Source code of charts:
**********
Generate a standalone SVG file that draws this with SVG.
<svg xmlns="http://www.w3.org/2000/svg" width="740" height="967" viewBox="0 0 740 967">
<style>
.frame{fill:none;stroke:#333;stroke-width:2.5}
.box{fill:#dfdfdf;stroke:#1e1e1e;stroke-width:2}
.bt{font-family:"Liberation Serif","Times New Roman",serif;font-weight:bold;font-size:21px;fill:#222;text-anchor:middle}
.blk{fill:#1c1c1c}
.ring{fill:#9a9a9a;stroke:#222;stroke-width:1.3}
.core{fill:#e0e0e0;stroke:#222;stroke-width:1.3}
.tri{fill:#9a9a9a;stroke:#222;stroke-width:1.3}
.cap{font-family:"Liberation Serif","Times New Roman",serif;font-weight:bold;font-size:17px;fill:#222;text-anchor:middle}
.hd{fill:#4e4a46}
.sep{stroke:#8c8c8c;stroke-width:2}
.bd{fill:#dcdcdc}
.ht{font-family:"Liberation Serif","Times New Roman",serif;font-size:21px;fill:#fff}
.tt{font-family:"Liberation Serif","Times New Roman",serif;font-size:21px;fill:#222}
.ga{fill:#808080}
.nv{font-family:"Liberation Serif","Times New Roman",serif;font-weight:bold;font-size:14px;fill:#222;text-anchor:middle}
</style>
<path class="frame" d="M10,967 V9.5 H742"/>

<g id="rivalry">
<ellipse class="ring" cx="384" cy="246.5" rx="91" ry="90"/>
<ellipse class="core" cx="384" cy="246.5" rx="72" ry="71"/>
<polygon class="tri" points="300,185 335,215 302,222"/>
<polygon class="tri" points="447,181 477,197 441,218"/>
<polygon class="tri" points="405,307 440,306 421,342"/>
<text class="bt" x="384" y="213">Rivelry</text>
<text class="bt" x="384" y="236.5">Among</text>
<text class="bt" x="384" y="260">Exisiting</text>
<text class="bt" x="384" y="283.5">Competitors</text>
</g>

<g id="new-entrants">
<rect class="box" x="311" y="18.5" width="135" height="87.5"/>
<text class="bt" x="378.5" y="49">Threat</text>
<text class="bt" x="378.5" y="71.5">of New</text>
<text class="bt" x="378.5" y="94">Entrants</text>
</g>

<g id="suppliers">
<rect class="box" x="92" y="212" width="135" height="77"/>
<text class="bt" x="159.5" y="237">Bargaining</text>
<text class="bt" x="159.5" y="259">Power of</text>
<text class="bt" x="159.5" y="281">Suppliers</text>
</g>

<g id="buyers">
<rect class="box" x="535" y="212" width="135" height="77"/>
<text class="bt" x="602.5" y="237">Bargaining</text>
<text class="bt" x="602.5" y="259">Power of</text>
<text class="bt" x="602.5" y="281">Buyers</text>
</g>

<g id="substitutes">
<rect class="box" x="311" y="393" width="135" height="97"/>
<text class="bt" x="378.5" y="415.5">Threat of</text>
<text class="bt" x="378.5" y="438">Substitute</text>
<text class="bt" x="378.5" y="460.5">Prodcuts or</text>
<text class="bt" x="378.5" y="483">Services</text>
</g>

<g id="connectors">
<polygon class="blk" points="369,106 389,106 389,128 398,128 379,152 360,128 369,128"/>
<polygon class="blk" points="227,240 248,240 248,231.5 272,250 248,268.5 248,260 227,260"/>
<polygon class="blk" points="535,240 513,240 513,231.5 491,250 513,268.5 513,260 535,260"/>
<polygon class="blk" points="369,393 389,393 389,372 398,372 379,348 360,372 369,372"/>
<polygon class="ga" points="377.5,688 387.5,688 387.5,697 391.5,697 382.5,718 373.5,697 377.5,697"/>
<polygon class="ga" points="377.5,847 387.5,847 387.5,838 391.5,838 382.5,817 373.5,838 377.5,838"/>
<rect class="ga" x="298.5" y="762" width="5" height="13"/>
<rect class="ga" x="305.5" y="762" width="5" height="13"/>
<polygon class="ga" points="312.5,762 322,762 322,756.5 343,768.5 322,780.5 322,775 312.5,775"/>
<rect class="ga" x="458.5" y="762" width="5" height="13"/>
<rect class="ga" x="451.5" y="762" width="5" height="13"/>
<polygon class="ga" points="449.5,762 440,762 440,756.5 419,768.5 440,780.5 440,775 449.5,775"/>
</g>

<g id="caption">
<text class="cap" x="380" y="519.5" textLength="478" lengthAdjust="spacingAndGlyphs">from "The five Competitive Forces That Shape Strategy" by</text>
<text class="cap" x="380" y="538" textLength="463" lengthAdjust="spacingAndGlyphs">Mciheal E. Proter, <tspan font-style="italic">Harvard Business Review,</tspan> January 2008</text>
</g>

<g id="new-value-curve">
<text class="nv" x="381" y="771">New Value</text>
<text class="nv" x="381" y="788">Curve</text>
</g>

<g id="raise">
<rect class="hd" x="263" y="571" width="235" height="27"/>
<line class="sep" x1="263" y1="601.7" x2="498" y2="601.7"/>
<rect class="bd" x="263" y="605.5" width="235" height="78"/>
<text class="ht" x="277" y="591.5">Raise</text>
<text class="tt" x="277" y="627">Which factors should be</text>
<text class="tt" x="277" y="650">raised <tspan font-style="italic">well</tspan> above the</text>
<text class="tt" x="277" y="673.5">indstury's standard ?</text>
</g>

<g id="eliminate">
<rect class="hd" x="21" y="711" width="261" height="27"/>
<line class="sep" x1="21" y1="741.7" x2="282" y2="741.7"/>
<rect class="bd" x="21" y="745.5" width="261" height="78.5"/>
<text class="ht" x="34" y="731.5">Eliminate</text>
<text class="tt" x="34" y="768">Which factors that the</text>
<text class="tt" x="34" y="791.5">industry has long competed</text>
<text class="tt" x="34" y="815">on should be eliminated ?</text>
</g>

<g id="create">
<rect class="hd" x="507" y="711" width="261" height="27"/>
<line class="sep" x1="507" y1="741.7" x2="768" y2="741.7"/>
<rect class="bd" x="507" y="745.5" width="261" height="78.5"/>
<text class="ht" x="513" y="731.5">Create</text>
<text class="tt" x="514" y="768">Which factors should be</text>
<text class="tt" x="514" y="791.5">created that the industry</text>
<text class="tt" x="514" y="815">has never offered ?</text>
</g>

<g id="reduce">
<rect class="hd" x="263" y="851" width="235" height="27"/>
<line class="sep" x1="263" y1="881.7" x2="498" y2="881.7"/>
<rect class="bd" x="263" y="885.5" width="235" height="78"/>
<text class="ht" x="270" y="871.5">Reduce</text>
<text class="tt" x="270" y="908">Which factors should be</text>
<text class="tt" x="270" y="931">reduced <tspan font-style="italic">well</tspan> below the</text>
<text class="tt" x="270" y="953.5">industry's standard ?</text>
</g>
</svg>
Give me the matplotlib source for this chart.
**********
What is expected: Check each line above for the word "this", and copy the lines where it appears.

Written response:
Generate a standalone SVG file that draws this with SVG.
Give me the matplotlib source for this chart.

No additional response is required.